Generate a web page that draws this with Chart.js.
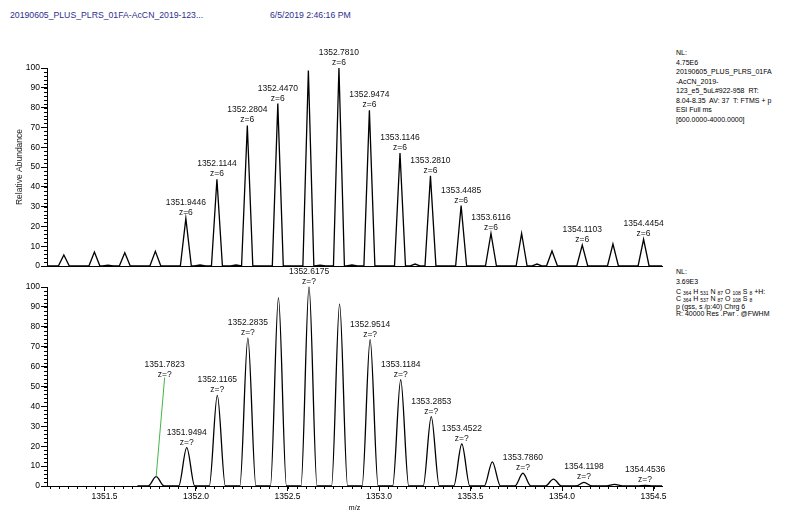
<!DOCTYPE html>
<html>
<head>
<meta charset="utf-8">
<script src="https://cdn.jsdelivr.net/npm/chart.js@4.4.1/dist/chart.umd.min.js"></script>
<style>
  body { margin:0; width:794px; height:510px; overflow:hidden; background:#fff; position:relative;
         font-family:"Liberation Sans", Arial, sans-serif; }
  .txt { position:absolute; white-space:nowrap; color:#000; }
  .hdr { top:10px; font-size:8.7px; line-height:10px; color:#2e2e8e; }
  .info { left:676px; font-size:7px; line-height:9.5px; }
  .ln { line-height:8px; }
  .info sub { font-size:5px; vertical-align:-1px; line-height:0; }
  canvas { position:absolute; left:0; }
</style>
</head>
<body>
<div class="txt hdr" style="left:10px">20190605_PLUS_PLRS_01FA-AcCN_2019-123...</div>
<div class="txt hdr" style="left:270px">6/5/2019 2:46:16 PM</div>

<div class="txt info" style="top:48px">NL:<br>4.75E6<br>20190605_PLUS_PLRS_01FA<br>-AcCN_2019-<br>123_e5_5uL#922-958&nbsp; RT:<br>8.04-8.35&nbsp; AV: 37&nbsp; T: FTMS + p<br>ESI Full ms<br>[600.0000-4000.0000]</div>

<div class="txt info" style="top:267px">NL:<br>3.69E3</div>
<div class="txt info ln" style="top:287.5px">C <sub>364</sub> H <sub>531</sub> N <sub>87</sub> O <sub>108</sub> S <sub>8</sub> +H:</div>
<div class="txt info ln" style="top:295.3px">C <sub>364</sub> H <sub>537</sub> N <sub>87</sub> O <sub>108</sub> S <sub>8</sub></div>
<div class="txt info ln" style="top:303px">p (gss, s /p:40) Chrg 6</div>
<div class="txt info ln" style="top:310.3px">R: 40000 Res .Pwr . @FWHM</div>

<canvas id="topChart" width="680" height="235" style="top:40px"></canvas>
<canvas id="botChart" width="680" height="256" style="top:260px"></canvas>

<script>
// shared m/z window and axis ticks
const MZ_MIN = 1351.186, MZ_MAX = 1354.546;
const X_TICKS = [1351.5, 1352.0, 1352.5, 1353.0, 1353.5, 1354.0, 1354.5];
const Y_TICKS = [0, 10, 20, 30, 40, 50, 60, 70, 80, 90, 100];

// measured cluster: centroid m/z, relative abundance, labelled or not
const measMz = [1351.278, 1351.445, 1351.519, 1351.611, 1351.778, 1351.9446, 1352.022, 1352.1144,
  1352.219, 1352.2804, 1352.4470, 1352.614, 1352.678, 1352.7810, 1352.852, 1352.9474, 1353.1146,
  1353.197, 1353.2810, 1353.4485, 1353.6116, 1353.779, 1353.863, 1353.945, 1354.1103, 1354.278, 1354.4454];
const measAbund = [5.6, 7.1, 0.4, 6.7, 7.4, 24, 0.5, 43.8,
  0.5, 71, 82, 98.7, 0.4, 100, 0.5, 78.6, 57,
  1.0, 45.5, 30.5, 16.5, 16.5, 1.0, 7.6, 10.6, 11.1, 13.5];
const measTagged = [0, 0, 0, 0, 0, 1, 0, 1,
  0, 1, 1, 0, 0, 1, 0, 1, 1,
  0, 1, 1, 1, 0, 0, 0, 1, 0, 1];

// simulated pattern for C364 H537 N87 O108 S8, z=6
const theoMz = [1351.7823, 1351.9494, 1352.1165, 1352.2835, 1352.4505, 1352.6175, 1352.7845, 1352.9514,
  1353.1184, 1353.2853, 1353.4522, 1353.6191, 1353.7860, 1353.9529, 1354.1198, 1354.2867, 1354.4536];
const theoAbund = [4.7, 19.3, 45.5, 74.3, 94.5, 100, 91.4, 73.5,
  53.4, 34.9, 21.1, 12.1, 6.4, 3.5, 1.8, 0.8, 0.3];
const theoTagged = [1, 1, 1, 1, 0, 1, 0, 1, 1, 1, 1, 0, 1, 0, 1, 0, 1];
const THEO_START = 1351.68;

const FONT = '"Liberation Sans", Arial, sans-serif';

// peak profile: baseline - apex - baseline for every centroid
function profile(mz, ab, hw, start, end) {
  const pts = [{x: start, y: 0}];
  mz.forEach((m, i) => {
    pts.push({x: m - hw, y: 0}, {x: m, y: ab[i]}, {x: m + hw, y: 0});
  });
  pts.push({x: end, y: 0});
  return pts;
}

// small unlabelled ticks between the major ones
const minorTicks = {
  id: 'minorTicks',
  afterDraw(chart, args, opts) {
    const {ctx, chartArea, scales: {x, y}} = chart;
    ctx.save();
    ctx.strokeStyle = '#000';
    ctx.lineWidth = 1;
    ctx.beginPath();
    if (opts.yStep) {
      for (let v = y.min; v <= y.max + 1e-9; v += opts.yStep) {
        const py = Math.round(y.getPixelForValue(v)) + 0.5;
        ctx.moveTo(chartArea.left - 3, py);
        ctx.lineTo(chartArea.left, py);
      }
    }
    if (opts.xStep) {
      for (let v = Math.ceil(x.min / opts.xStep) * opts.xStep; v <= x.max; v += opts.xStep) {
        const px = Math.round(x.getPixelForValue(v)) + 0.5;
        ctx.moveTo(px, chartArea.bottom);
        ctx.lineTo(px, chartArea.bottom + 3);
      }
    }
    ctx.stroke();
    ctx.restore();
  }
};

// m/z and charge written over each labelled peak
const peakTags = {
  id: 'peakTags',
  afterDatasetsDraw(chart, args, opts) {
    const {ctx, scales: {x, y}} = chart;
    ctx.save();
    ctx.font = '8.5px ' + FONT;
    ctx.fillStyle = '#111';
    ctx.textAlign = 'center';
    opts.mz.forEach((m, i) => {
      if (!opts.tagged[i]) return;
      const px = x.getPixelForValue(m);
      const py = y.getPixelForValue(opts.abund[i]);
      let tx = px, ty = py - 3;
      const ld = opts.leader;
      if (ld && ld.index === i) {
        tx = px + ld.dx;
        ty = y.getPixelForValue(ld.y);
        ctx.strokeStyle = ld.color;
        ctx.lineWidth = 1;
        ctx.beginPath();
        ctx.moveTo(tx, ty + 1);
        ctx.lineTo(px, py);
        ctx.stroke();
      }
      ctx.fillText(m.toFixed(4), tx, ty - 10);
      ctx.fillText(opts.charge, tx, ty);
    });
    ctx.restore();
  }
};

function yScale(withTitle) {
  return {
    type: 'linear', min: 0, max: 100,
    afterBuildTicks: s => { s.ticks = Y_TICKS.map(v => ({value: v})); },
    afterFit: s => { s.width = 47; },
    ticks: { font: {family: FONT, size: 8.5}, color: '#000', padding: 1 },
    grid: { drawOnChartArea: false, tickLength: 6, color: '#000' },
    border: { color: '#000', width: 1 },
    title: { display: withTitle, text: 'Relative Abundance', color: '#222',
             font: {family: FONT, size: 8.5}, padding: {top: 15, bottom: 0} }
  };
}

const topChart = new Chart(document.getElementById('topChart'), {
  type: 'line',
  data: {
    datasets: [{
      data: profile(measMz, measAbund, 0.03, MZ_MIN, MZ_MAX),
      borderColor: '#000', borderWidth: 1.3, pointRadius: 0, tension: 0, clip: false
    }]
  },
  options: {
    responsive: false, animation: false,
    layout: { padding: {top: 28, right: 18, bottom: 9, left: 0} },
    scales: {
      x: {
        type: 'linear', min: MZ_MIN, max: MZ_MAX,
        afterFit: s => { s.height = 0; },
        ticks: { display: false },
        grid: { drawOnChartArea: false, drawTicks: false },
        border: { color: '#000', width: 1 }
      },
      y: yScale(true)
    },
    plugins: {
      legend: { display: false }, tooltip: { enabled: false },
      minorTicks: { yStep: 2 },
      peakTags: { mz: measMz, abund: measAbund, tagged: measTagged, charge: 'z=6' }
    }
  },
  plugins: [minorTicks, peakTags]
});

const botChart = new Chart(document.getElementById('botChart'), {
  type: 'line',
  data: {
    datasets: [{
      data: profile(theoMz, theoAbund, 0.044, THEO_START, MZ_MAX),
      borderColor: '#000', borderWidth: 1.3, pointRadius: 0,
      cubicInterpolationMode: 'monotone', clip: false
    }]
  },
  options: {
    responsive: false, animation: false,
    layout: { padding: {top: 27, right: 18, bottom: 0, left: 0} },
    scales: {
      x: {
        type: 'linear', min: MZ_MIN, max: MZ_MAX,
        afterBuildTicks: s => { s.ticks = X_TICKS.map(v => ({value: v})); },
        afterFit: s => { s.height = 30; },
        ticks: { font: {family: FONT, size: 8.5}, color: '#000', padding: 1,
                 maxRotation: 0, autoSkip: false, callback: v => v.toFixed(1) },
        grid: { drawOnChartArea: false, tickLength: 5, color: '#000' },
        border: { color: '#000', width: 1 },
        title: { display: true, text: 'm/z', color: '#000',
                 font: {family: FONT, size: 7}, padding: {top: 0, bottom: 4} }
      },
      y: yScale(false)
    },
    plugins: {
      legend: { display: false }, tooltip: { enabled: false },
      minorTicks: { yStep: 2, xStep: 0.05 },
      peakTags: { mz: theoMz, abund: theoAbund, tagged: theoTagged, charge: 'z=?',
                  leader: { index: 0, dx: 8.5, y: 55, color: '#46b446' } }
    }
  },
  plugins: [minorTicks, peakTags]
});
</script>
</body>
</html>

## YOUR TASK
Exactly as they appear, print the lines of the listing above from its first line through the line that contains "80, 90, 100];", minus the pictures.

## WRITTEN REPLY
Generate a web page that draws this with Chart.js.
<!DOCTYPE html>
<html>
<head>
<meta charset="utf-8">
<script src="https://cdn.jsdelivr.net/npm/chart.js@4.4.1/dist/chart.umd.min.js"></script>
<style>
  body { margin:0; width:794px; height:510px; overflow:hidden; background:#fff; position:relative;
         font-family:"Liberation Sans", Arial, sans-serif; }
  .txt { position:absolute; white-space:nowrap; color:#000; }
  .hdr { top:10px; font-size:8.7px; line-height:10px; color:#2e2e8e; }
  .info { left:676px; font-size:7px; line-height:9.5px; }
  .ln { line-height:8px; }
  .info sub { font-size:5px; vertical-align:-1px; line-height:0; }
  canvas { position:absolute; left:0; }
</style>
</head>
<body>
<div class="txt hdr" style="left:10px">20190605_PLUS_PLRS_01FA-AcCN_2019-123...</div>
<div class="txt hdr" style="left:270px">6/5/2019 2:46:16 PM</div>

<div class="txt info" style="top:48px">NL:<br>4.75E6<br>20190605_PLUS_PLRS_01FA<br>-AcCN_2019-<br>123_e5_5uL#922-958&nbsp; RT:<br>8.04-8.35&nbsp; AV: 37&nbsp; T: FTMS + p<br>ESI Full ms<br>[600.0000-4000.0000]</div>

<div class="txt info" style="top:267px">NL:<br>3.69E3</div>
<div class="txt info ln" style="top:287.5px">C <sub>364</sub> H <sub>531</sub> N <sub>87</sub> O <sub>108</sub> S <sub>8</sub> +H:</div>
<div class="txt info ln" style="top:295.3px">C <sub>364</sub> H <sub>537</sub> N <sub>87</sub> O <sub>108</sub> S <sub>8</sub></div>
<div class="txt info ln" style="top:303px">p (gss, s /p:40) Chrg 6</div>
<div class="txt info ln" style="top:310.3px">R: 40000 Res .Pwr . @FWHM</div>

<canvas id="topChart" width="680" height="235" style="top:40px"></canvas>
<canvas id="botChart" width="680" height="256" style="top:260px"></canvas>

<script>
// shared m/z window and axis ticks
const MZ_MIN = 1351.186, MZ_MAX = 1354.546;
const X_TICKS = [1351.5, 1352.0, 1352.5, 1353.0, 1353.5, 1354.0, 1354.5];
const Y_TICKS = [0, 10, 20, 30, 40, 50, 60, 70, 80, 90, 100];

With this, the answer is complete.